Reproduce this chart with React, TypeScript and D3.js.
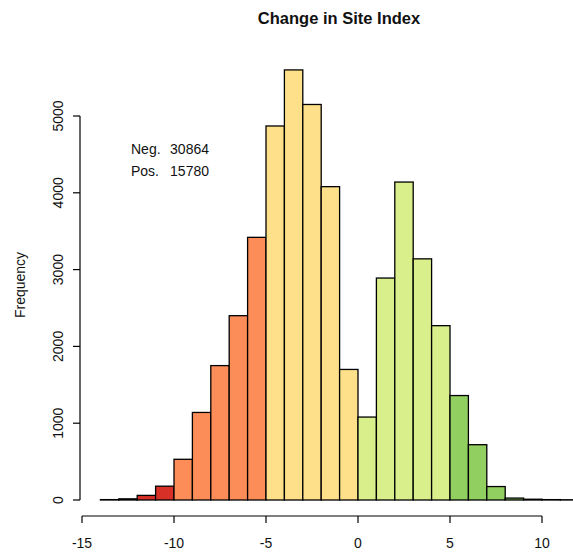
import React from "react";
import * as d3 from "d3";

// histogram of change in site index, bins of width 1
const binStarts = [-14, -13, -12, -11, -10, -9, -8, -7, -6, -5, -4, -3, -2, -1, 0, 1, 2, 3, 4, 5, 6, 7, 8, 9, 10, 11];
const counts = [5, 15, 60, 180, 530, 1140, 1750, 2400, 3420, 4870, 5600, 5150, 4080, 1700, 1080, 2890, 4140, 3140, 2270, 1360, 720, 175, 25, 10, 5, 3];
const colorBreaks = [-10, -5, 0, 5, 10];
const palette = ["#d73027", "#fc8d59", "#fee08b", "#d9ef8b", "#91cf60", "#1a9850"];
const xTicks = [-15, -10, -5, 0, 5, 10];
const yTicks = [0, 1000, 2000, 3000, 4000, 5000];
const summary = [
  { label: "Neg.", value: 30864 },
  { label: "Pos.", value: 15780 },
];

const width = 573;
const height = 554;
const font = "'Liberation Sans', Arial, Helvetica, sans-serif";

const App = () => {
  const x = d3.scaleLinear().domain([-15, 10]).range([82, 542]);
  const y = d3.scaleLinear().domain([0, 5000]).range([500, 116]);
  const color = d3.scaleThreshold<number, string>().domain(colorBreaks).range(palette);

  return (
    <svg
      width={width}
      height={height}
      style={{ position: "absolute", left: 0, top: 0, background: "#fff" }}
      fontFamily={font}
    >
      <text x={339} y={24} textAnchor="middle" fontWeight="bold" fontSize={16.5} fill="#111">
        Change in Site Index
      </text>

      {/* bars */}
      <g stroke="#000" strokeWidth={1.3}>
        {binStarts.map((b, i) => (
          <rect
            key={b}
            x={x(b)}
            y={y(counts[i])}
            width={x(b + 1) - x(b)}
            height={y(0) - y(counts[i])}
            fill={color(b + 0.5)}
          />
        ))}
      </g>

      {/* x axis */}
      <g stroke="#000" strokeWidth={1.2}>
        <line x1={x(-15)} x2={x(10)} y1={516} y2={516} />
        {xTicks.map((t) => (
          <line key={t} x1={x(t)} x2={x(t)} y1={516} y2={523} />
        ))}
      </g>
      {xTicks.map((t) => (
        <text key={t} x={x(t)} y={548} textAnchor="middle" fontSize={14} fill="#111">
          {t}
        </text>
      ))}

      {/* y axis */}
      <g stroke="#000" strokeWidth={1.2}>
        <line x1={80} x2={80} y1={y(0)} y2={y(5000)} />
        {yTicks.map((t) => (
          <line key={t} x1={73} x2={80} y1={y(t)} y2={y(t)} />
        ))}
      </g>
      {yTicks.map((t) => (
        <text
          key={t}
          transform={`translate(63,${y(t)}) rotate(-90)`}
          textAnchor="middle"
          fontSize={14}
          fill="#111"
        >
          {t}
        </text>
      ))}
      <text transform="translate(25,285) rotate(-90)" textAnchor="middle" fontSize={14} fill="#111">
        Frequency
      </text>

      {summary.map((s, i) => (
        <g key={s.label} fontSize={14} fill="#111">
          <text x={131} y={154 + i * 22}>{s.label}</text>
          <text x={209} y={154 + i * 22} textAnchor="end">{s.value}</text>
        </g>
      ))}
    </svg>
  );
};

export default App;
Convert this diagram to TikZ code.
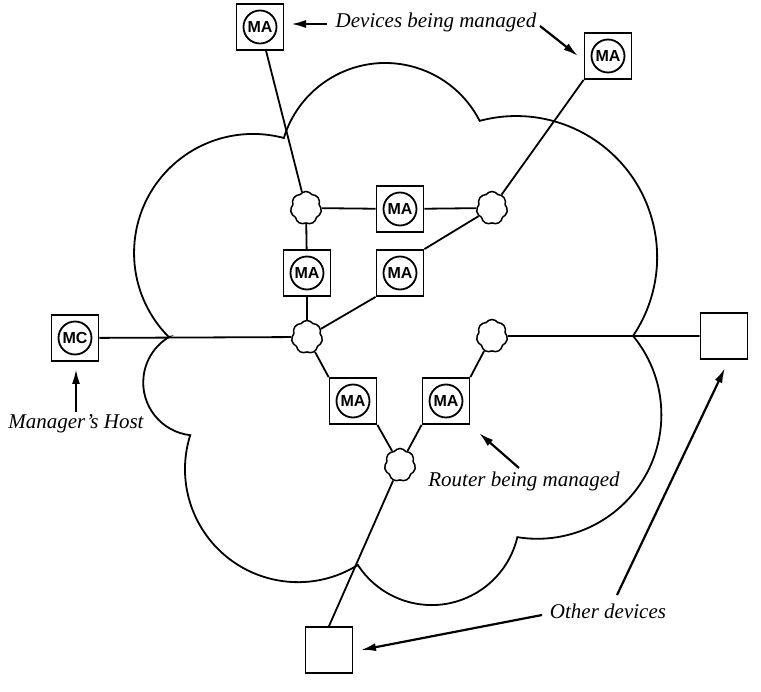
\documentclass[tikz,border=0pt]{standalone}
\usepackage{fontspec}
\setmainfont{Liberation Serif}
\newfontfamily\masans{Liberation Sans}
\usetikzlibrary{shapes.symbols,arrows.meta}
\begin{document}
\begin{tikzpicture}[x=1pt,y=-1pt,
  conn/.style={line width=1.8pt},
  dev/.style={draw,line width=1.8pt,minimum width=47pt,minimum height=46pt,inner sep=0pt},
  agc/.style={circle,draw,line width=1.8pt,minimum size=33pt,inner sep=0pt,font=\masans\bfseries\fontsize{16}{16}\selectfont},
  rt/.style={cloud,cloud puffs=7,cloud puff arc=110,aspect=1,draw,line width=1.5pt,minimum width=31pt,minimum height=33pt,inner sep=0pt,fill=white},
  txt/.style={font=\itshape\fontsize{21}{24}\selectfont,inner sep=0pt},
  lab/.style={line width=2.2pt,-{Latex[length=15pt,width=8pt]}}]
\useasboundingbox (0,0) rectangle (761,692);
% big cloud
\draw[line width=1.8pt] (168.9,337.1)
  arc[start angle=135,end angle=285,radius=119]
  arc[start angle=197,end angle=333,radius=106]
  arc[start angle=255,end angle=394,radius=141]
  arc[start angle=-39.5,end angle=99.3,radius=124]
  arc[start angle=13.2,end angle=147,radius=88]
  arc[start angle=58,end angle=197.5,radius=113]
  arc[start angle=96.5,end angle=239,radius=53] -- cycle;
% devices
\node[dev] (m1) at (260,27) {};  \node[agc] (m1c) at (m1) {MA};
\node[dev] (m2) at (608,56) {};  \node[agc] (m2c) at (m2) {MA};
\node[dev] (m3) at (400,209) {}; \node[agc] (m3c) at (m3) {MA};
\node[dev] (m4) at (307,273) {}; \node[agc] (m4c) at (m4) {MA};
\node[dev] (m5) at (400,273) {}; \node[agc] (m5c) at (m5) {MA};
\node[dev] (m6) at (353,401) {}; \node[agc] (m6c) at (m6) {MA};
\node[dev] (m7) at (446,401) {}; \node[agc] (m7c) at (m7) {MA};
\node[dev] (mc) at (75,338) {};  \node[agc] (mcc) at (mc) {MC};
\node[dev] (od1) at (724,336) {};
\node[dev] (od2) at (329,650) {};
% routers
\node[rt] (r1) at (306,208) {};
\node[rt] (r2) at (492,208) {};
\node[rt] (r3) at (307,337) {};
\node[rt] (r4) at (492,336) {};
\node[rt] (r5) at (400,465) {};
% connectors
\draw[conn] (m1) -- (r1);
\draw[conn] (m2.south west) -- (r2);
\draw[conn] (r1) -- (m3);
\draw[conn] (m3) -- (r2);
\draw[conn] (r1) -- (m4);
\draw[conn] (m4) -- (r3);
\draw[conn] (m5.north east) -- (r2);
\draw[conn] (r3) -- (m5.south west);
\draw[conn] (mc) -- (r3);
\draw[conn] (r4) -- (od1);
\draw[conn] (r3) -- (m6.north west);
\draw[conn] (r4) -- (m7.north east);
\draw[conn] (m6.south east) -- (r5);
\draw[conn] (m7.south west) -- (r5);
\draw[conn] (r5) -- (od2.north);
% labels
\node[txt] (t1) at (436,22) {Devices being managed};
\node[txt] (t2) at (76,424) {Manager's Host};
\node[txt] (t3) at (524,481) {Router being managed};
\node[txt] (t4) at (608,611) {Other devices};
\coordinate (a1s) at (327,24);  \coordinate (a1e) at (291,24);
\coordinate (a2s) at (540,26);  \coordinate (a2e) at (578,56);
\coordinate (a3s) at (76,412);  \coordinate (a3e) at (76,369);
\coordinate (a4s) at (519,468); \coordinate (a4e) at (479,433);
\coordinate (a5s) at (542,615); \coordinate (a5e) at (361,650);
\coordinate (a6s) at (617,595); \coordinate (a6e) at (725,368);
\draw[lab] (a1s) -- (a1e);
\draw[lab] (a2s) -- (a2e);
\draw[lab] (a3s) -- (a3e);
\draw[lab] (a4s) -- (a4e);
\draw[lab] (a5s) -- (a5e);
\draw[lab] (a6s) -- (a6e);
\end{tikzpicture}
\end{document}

==

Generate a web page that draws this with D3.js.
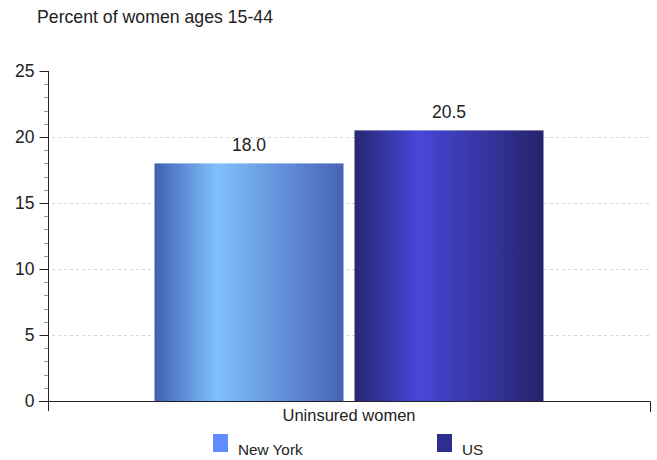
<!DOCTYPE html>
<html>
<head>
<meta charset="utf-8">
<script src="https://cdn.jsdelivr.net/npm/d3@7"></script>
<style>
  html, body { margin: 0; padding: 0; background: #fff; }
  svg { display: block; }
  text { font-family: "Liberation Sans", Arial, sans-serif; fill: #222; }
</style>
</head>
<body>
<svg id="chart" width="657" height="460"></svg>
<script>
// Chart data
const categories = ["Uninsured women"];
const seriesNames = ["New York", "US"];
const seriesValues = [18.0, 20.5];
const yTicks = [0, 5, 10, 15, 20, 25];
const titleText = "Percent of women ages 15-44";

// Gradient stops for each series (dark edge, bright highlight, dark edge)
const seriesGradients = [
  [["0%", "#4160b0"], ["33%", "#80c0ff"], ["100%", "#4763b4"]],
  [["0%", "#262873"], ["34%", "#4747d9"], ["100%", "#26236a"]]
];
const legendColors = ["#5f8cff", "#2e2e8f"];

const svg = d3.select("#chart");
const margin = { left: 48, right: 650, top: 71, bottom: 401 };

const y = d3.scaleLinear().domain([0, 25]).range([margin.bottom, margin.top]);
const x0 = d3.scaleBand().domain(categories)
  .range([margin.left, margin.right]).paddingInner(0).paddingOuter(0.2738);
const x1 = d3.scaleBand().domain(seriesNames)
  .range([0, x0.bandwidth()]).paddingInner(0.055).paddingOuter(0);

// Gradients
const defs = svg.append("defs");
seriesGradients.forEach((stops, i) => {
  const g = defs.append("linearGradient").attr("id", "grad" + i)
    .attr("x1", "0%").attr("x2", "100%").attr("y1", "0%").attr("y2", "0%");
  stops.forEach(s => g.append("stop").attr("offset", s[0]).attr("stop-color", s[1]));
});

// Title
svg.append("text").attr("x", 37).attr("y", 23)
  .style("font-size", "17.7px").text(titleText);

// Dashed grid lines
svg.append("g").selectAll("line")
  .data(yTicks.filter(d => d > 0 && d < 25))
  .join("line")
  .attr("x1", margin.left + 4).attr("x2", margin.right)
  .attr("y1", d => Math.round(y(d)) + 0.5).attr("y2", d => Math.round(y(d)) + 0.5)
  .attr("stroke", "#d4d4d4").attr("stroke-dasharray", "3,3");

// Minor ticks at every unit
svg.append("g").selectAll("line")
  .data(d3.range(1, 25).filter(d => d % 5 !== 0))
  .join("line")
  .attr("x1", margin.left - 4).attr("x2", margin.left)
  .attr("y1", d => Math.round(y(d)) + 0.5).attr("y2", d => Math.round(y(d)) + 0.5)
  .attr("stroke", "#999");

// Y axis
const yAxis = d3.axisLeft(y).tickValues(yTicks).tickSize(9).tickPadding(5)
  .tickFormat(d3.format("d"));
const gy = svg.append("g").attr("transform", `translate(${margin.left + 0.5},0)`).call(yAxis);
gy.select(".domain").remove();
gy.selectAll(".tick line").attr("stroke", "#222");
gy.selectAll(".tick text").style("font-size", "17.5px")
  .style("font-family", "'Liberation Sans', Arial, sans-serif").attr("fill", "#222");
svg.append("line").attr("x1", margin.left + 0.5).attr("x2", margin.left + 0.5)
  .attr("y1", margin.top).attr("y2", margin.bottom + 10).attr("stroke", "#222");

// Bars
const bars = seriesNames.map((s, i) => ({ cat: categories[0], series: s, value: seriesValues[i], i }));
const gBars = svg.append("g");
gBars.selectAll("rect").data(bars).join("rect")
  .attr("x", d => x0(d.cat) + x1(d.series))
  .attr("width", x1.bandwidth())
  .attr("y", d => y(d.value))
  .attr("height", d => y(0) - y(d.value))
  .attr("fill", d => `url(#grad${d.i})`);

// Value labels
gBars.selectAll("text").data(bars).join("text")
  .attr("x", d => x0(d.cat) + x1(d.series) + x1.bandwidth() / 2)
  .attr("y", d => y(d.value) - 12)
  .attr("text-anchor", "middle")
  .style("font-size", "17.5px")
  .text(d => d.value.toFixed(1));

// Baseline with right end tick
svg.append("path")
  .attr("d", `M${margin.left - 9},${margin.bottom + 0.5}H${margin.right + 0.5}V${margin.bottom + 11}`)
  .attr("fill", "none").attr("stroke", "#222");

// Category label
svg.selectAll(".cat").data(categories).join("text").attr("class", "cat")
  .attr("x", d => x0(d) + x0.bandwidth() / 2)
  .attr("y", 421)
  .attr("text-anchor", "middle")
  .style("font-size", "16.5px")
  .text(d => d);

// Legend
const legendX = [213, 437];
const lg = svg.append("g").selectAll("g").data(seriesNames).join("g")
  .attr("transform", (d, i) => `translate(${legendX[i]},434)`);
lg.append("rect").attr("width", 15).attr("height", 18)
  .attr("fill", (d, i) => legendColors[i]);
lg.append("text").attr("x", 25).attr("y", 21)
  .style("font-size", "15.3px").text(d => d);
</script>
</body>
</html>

==

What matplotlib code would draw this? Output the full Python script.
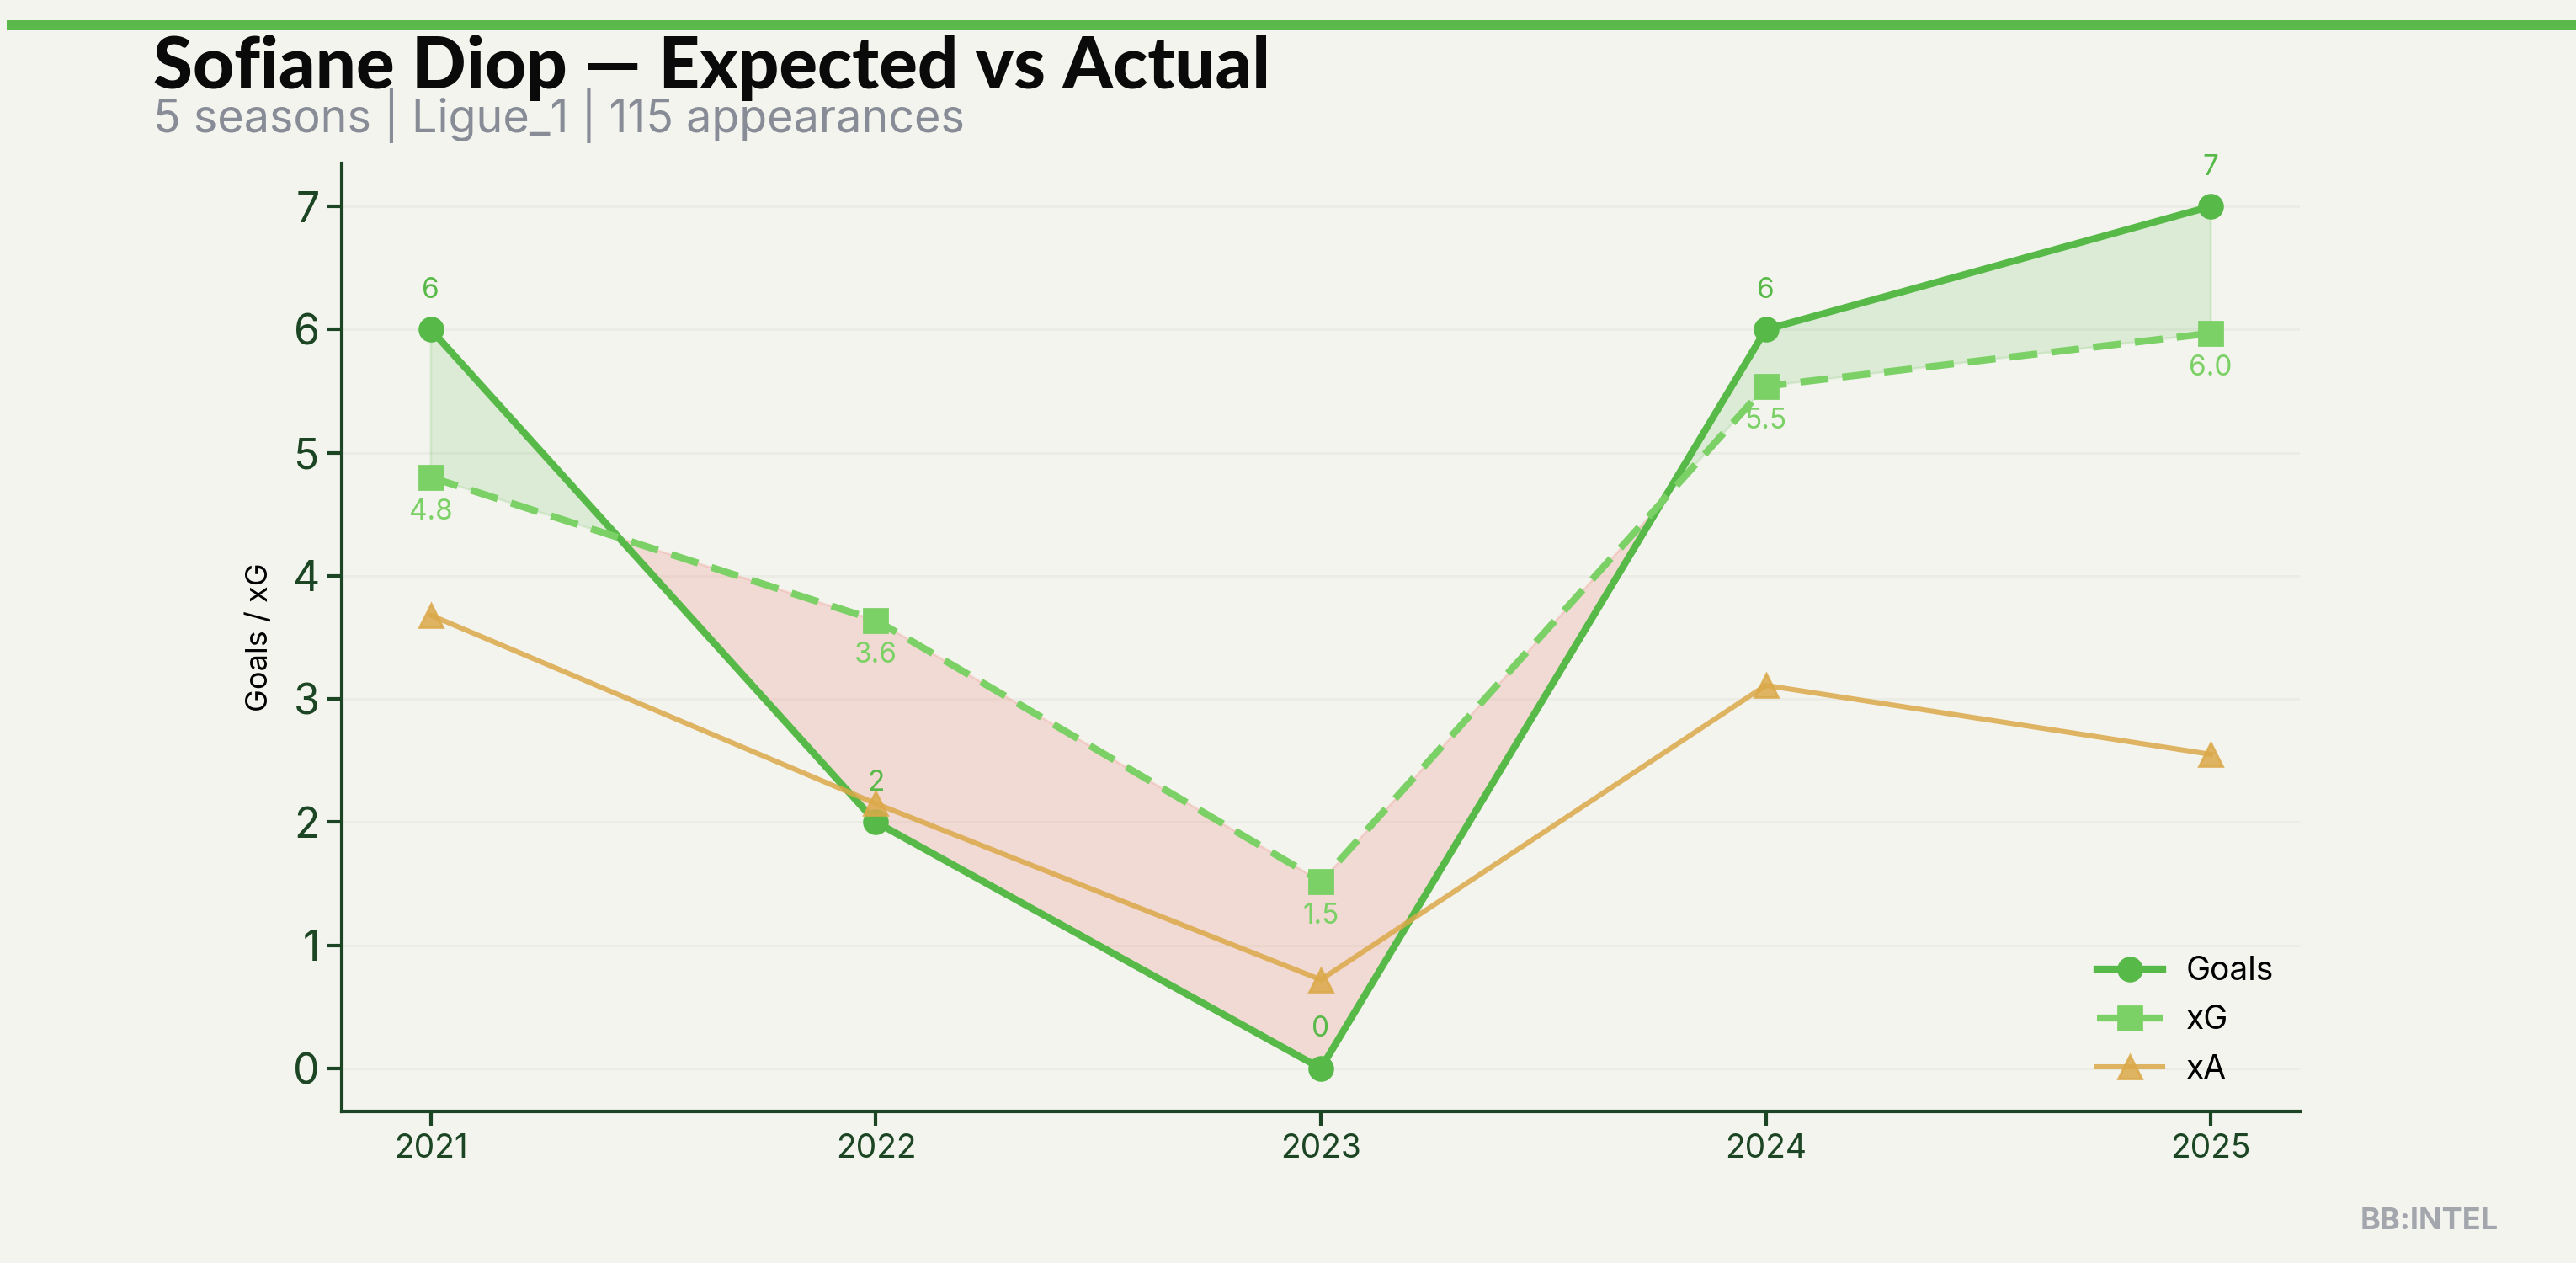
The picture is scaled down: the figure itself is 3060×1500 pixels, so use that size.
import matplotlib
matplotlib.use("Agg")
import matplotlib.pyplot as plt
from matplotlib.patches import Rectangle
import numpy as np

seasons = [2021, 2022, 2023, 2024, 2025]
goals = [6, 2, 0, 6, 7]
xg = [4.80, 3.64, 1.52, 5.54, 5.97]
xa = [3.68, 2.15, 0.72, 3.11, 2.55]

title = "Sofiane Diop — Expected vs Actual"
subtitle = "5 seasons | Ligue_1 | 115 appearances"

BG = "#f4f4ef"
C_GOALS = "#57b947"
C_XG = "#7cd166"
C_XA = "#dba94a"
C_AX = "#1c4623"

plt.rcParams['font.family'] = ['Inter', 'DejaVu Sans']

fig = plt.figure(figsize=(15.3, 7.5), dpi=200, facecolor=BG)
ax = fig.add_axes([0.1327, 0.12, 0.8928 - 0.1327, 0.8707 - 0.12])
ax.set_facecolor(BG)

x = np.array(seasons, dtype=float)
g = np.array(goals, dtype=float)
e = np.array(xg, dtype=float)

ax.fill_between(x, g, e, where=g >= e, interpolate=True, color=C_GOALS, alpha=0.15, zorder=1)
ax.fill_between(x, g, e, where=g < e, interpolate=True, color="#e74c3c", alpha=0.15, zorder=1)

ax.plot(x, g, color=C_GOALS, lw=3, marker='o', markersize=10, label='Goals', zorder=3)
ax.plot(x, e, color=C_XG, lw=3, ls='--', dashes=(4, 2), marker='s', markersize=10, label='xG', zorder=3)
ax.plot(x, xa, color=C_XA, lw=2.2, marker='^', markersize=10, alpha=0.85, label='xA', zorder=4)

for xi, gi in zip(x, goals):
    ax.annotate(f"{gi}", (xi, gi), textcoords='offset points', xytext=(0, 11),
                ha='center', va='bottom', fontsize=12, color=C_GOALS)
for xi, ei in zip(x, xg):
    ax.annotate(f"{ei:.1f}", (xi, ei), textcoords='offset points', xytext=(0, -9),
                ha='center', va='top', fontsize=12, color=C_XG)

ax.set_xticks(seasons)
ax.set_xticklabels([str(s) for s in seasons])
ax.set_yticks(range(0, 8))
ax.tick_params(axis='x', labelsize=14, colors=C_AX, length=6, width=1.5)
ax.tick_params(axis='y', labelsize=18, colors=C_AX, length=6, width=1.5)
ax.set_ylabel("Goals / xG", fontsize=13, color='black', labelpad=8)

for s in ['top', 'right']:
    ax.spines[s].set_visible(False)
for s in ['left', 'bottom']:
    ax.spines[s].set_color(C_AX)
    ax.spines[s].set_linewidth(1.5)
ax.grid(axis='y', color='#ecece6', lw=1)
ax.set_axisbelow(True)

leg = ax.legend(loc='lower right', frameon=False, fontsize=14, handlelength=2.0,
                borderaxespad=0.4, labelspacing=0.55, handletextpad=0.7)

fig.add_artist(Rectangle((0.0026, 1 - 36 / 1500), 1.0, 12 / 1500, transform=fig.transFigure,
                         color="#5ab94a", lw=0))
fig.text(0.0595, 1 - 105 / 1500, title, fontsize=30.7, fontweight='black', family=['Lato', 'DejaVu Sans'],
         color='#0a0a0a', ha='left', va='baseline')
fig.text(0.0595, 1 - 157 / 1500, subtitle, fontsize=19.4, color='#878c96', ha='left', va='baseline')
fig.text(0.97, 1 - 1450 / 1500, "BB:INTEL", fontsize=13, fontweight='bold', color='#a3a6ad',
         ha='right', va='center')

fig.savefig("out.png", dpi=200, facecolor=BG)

* _REQUIREMENT_
Do not copy any pictures. Retype exactly the stretch from the line with "What matplotlib code" through the line with "alpha=0.85, label='xA', zorder=4)".

* _WORKED SOLUTION_
What matplotlib code would draw this? Output the full Python script.
The picture is scaled down: the figure itself is 3060×1500 pixels, so use that size.
import matplotlib
matplotlib.use("Agg")
import matplotlib.pyplot as plt
from matplotlib.patches import Rectangle
import numpy as np

seasons = [2021, 2022, 2023, 2024, 2025]
goals = [6, 2, 0, 6, 7]
xg = [4.80, 3.64, 1.52, 5.54, 5.97]
xa = [3.68, 2.15, 0.72, 3.11, 2.55]

title = "Sofiane Diop — Expected vs Actual"
subtitle = "5 seasons | Ligue_1 | 115 appearances"

BG = "#f4f4ef"
C_GOALS = "#57b947"
C_XG = "#7cd166"
C_XA = "#dba94a"
C_AX = "#1c4623"

plt.rcParams['font.family'] = ['Inter', 'DejaVu Sans']

fig = plt.figure(figsize=(15.3, 7.5), dpi=200, facecolor=BG)
ax = fig.add_axes([0.1327, 0.12, 0.8928 - 0.1327, 0.8707 - 0.12])
ax.set_facecolor(BG)

x = np.array(seasons, dtype=float)
g = np.array(goals, dtype=float)
e = np.array(xg, dtype=float)

ax.fill_between(x, g, e, where=g >= e, interpolate=True, color=C_GOALS, alpha=0.15, zorder=1)
ax.fill_between(x, g, e, where=g < e, interpolate=True, color="#e74c3c", alpha=0.15, zorder=1)

ax.plot(x, g, color=C_GOALS, lw=3, marker='o', markersize=10, label='Goals', zorder=3)
ax.plot(x, e, color=C_XG, lw=3, ls='--', dashes=(4, 2), marker='s', markersize=10, label='xG', zorder=3)
ax.plot(x, xa, color=C_XA, lw=2.2, marker='^', markersize=10, alpha=0.85, label='xA', zorder=4)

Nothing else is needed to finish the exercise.